Se per un secolo e mezzo non si seppe niente della sorte del missionario, il secondo mistero Sidotti potrebbe essere vicino alla soluzione: quello della sua tomba. Alla fine di luglio dell’anno scorso, durante i lavori per la costruzione di uno sproporzionato edificio proprio di fronte ai cippi rievocativi, sono state scoperte alcune tombe, le cui fotografie (comprese quelle dei resti umani ritrovati) sono state mostrate da alcuni abitanti della zona al termine della conferenza che il professor Pino Marras tenne all’Istituto Italiano di Cultura di Tokyo nel dicembre scorso in occasione dell’anniversario (si ritiene generalmente che Sidotti morì a fine novembre 1714, anche se c’è chi ritiene che la data debba esser spostata al 1715). Il ritrovamento aveva portato a un ritardo dei lavori, di cui il vicinato era stato informato. Testimonianze sempre di abitanti della zona indicano che le ossa rinvenute sarebbero state portate in un laboratorio, presumibilmente in previsione di successive analisi. Su questo, però, non ci sono ancora conferme ufficiali. Forse perché la vicenda potrebbe risultare imbarazzante, visto che la società di costruzioni (Daiho, per conto di Mitsubishi Jisho Rejidensu) ha proceduto con i lavori (oggi l’area è sbarrata come fosse un bunker e l’edificio pare a buon punto, tutto ricoperto da teloni). «Ci sono alte probabilità che quello fosse il luogo di sepoltura di Sidotti - dice padre Mario Canducci, francescano, da oltre mezzo secolo in Giappone, riferendosi anche agli autorevoli studi (con ricerche sul campo) da R. Tassinari negli anni ’40 (che escludevano una sepoltura in un tempio buddista) - .Che le ossa siano le sue, solo le analisi scientifiche potrebbero appurarlo». L’eco della scoperta è arrivata ad alcuni discendenti del Sidotti, che intendono rivolgersi alle autorità giapponesi per essere informati sugli sviluppi degli accertamenti sui possibili resti del loro antenato, che tra l’altro portò in Giappone una immagine della Madonna oggi custodita nel Museo Nazionale di Ueno.

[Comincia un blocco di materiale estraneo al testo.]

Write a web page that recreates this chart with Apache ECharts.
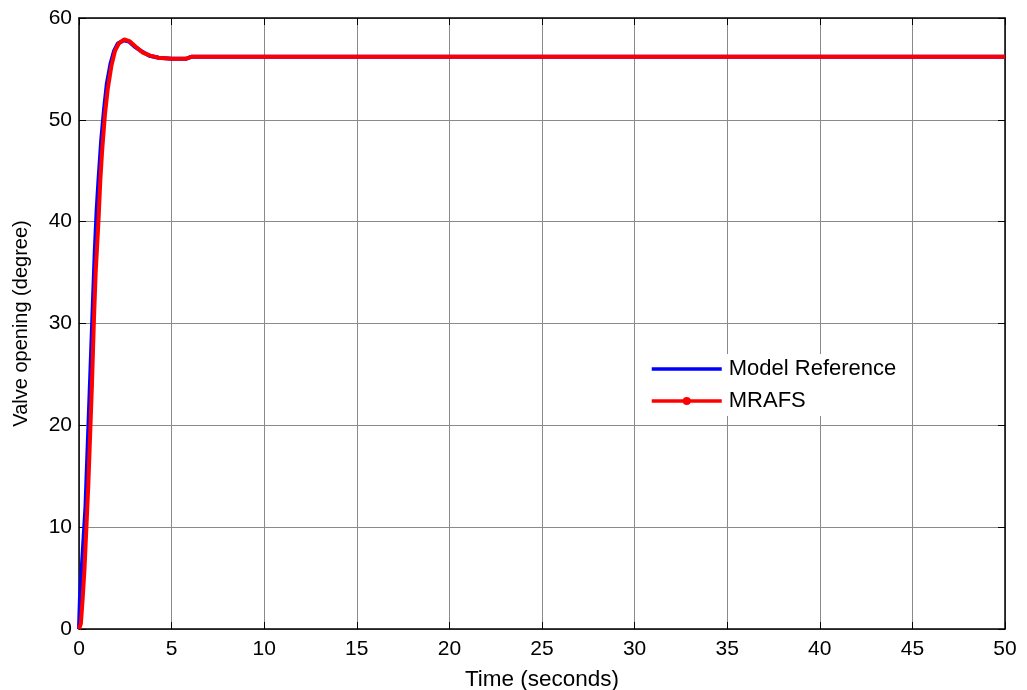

In passato la comunità cattolica giapponese non ha preso iniziative per “valorizzare” l’area del Kirishitan Yashiki, anche perché si trascina dietro non pochi imbarazzi: lì vissero anche alcuni padri che abiurarono sotto l’insopportabile tortura dell’anazuri (esser appesi a testa in giù sopra una fetida buca), l’ultimo dei quali (morto poco più di 20 anni prima dell’arrivo del Sidotti) fu il gesuita Giuseppe Chiara. Alla vicenda di Chiara si ispira l’ultimo film, di ormai imminente rilascio, di Martin Scorsese tratto dal romanzo di Shusaku Endo Silenzio (con scenografia di Dante Ferretti e di Francesca Lo Schiavo). Una pellicola dalla gestazione tormentata, le cui riprese sono state ultimate da poco a Taiwan, che si profila di grande impatto e pare destinata a rilanciare l’attenzione sui rapporti storico-culturali e spirituali Est-Ovest. La storia si basa su due missionari che si recano in Giappone per appurare la verità sulle voci di apostasia di un loro confratello e mentore (il personaggio storico di padre Cristovao Ferreira) ed eventualmente vendicarla con il loro martirio. La visione delle atroci sofferenze inflitte ai cristiani giapponesi cambierà il loro approccio, già turbato dal pessimismo dell’apostata Ferreira, secondo il quale il Giappone è come una palude in cui il messaggio cristiano non riesce ad attecchire. Due mondi spirituali certo diversi, di cui si ha una riprova nei dialoghi tra Sidotti e Arai, resi peraltro ardui dalle difficoltà di lingua. L’esponente di punta del razionalismo confuciano divenne un ammiratore dello straniero per le sue conoscenze scientifiche (specialmente in astronomia e geografia) e delle sue capacità dialettiche, ma disse di trovare irragionevoli fino all’incomprensibilità le sue affermazioni sulla religione della trascendenza e dell’incarnazione. Ad ogni modo, Arai potè scrivere il Seiyo Kibun (Cose udite dell’Occidente, che Marras sta traducendo) e il Sairan Igen (Raccolta di discorsi non comuni), che – come sottolinea il professor Aldo Tollini – «divennero i primi trattati di geografia del Giappone e inaugurarono una scienza nuova influenzando molti studi successivi». Partito con l’intenzione di riaccendere la fede cristiana in Giappone, Sidotti finì insomma per diventare soprattutto un trasmettitore di cultura. Oltre che, per molti, un martire lasciato morire di stenti in una fredda, strettissima e buia fossa.